#### Given material

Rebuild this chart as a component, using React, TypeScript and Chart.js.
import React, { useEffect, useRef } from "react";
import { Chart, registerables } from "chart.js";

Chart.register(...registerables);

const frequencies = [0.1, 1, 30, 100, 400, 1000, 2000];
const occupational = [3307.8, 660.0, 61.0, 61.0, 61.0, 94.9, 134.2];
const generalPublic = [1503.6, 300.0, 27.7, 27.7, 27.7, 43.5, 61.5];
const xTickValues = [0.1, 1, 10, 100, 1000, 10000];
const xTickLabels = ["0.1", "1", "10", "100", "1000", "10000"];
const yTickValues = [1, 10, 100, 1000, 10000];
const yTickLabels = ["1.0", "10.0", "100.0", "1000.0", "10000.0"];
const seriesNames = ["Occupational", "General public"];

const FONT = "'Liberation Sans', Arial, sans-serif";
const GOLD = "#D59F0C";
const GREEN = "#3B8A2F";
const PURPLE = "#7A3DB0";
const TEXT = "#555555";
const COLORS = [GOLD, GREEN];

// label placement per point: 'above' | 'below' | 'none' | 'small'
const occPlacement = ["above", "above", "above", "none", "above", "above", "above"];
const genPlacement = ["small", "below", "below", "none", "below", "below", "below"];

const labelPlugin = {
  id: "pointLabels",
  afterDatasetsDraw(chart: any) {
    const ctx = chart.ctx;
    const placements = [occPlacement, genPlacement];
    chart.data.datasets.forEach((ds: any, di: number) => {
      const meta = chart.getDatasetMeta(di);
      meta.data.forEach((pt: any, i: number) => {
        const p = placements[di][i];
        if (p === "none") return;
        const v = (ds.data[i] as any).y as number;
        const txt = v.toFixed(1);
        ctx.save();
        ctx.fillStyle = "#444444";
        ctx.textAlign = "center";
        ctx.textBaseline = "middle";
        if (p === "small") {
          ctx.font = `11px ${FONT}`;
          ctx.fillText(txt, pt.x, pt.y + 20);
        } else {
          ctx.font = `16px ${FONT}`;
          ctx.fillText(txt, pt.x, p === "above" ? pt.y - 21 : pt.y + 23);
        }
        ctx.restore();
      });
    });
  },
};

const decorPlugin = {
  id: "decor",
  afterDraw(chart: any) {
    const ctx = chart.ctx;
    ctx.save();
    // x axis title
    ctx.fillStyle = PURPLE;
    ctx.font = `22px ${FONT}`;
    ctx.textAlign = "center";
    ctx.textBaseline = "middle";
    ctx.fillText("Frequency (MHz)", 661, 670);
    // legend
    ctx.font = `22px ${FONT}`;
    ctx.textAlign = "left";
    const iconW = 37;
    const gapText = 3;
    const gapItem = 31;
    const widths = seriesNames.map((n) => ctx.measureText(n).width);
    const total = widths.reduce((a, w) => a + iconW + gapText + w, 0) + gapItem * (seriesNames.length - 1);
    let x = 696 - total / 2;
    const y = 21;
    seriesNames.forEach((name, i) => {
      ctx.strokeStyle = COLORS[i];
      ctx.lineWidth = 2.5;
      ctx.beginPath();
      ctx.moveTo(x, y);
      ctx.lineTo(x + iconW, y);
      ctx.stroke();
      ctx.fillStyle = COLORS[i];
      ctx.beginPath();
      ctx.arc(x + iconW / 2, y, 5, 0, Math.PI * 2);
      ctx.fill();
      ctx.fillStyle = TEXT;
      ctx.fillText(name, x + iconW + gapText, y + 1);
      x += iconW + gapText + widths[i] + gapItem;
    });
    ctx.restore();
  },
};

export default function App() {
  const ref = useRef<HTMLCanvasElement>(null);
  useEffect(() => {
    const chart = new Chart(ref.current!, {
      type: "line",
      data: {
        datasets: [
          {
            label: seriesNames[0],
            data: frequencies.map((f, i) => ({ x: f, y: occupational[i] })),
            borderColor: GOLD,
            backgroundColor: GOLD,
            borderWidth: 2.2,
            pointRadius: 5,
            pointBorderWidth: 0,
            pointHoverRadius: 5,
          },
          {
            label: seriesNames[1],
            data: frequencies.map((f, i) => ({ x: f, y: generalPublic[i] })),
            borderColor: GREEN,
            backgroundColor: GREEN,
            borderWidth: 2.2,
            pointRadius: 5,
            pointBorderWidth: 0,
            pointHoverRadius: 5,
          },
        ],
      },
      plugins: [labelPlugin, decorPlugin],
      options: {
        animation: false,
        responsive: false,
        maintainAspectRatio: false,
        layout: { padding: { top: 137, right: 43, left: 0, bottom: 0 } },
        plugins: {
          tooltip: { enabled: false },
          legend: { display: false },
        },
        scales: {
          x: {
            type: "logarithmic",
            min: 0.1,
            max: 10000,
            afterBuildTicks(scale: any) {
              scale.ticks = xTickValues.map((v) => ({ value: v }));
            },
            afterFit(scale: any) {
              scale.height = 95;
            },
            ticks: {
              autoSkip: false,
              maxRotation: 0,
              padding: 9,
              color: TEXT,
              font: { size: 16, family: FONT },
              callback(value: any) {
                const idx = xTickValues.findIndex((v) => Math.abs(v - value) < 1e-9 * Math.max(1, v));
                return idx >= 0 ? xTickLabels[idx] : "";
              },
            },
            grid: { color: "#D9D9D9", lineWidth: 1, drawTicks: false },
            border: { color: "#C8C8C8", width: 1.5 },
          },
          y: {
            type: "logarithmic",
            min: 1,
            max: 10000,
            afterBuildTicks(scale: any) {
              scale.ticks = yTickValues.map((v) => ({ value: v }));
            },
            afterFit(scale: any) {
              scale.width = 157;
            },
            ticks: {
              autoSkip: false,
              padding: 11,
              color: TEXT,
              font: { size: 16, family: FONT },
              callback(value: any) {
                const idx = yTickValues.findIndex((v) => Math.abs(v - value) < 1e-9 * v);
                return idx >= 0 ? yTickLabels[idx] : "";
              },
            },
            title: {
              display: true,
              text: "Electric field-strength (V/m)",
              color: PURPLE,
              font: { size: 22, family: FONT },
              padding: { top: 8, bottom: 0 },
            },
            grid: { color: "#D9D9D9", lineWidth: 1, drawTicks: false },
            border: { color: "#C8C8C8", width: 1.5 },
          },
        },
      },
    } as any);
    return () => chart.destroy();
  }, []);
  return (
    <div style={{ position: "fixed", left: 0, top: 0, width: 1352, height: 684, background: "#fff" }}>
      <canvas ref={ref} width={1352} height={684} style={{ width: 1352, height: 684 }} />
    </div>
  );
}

#### Short problem
Restate the whole listing exactly.

#### Reply
Rebuild this chart as a component, using React, TypeScript and Chart.js.
import React, { useEffect, useRef } from "react";
import { Chart, registerables } from "chart.js";

Chart.register(...registerables);

const frequencies = [0.1, 1, 30, 100, 400, 1000, 2000];
const occupational = [3307.8, 660.0, 61.0, 61.0, 61.0, 94.9, 134.2];
const generalPublic = [1503.6, 300.0, 27.7, 27.7, 27.7, 43.5, 61.5];
const xTickValues = [0.1, 1, 10, 100, 1000, 10000];
const xTickLabels = ["0.1", "1", "10", "100", "1000", "10000"];
const yTickValues = [1, 10, 100, 1000, 10000];
const yTickLabels = ["1.0", "10.0", "100.0", "1000.0", "10000.0"];
const seriesNames = ["Occupational", "General public"];

const FONT = "'Liberation Sans', Arial, sans-serif";
const GOLD = "#D59F0C";
const GREEN = "#3B8A2F";
const PURPLE = "#7A3DB0";
const TEXT = "#555555";
const COLORS = [GOLD, GREEN];

// label placement per point: 'above' | 'below' | 'none' | 'small'
const occPlacement = ["above", "above", "above", "none", "above", "above", "above"];
const genPlacement = ["small", "below", "below", "none", "below", "below", "below"];

const labelPlugin = {
  id: "pointLabels",
  afterDatasetsDraw(chart: any) {
    const ctx = chart.ctx;
    const placements = [occPlacement, genPlacement];
    chart.data.datasets.forEach((ds: any, di: number) => {
      const meta = chart.getDatasetMeta(di);
      meta.data.forEach((pt: any, i: number) => {
        const p = placements[di][i];
        if (p === "none") return;
        const v = (ds.data[i] as any).y as number;
        const txt = v.toFixed(1);
        ctx.save();
        ctx.fillStyle = "#444444";
        ctx.textAlign = "center";
        ctx.textBaseline = "middle";
        if (p === "small") {
          ctx.font = `11px ${FONT}`;
          ctx.fillText(txt, pt.x, pt.y + 20);
        } else {
          ctx.font = `16px ${FONT}`;
          ctx.fillText(txt, pt.x, p === "above" ? pt.y - 21 : pt.y + 23);
        }
        ctx.restore();
      });
    });
  },
};

const decorPlugin = {
  id: "decor",
  afterDraw(chart: any) {
    const ctx = chart.ctx;
    ctx.save();
    // x axis title
    ctx.fillStyle = PURPLE;
    ctx.font = `22px ${FONT}`;
    ctx.textAlign = "center";
    ctx.textBaseline = "middle";
    ctx.fillText("Frequency (MHz)", 661, 670);
    // legend
    ctx.font = `22px ${FONT}`;
    ctx.textAlign = "left";
    const iconW = 37;
    const gapText = 3;
    const gapItem = 31;
    const widths = seriesNames.map((n) => ctx.measureText(n).width);
    const total = widths.reduce((a, w) => a + iconW + gapText + w, 0) + gapItem * (seriesNames.length - 1);
    let x = 696 - total / 2;
    const y = 21;
    seriesNames.forEach((name, i) => {
      ctx.strokeStyle = COLORS[i];
      ctx.lineWidth = 2.5;
      ctx.beginPath();
      ctx.moveTo(x, y);
      ctx.lineTo(x + iconW, y);
      ctx.stroke();
      ctx.fillStyle = COLORS[i];
      ctx.beginPath();
      ctx.arc(x + iconW / 2, y, 5, 0, Math.PI * 2);
      ctx.fill();
      ctx.fillStyle = TEXT;
      ctx.fillText(name, x + iconW + gapText, y + 1);
      x += iconW + gapText + widths[i] + gapItem;
    });
    ctx.restore();
  },
};

export default function App() {
  const ref = useRef<HTMLCanvasElement>(null);
  useEffect(() => {
    const chart = new Chart(ref.current!, {
      type: "line",
      data: {
        datasets: [
          {
            label: seriesNames[0],
            data: frequencies.map((f, i) => ({ x: f, y: occupational[i] })),
            borderColor: GOLD,
            backgroundColor: GOLD,
            borderWidth: 2.2,
            pointRadius: 5,
            pointBorderWidth: 0,
            pointHoverRadius: 5,
          },
          {
            label: seriesNames[1],
            data: frequencies.map((f, i) => ({ x: f, y: generalPublic[i] })),
            borderColor: GREEN,
            backgroundColor: GREEN,
            borderWidth: 2.2,
            pointRadius: 5,
            pointBorderWidth: 0,
            pointHoverRadius: 5,
          },
        ],
      },
      plugins: [labelPlugin, decorPlugin],
      options: {
        animation: false,
        responsive: false,
        maintainAspectRatio: false,
        layout: { padding: { top: 137, right: 43, left: 0, bottom: 0 } },
        plugins: {
          tooltip: { enabled: false },
          legend: { display: false },
        },
        scales: {
          x: {
            type: "logarithmic",
            min: 0.1,
            max: 10000,
            afterBuildTicks(scale: any) {
              scale.ticks = xTickValues.map((v) => ({ value: v }));
            },
            afterFit(scale: any) {
              scale.height = 95;
            },
            ticks: {
              autoSkip: false,
              maxRotation: 0,
              padding: 9,
              color: TEXT,
              font: { size: 16, family: FONT },
              callback(value: any) {
                const idx = xTickValues.findIndex((v) => Math.abs(v - value) < 1e-9 * Math.max(1, v));
                return idx >= 0 ? xTickLabels[idx] : "";
              },
            },
            grid: { color: "#D9D9D9", lineWidth: 1, drawTicks: false },
            border: { color: "#C8C8C8", width: 1.5 },
          },
          y: {
            type: "logarithmic",
            min: 1,
            max: 10000,
            afterBuildTicks(scale: any) {
              scale.ticks = yTickValues.map((v) => ({ value: v }));
            },
            afterFit(scale: any) {
              scale.width = 157;
            },
            ticks: {
              autoSkip: false,
              padding: 11,
              color: TEXT,
              font: { size: 16, family: FONT },
              callback(value: any) {
                const idx = yTickValues.findIndex((v) => Math.abs(v - value) < 1e-9 * v);
                return idx >= 0 ? yTickLabels[idx] : "";
              },
            },
            title: {
              display: true,
              text: "Electric field-strength (V/m)",
              color: PURPLE,
              font: { size: 22, family: FONT },
              padding: { top: 8, bottom: 0 },
            },
            grid: { color: "#D9D9D9", lineWidth: 1, drawTicks: false },
            border: { color: "#C8C8C8", width: 1.5 },
          },
        },
      },
    } as any);
    return () => chart.destroy();
  }, []);
  return (
    <div style={{ position: "fixed", left: 0, top: 0, width: 1352, height: 684, background: "#fff" }}>
      <canvas ref={ref} width={1352} height={684} style={{ width: 1352, height: 684 }} />
    </div>
  );
}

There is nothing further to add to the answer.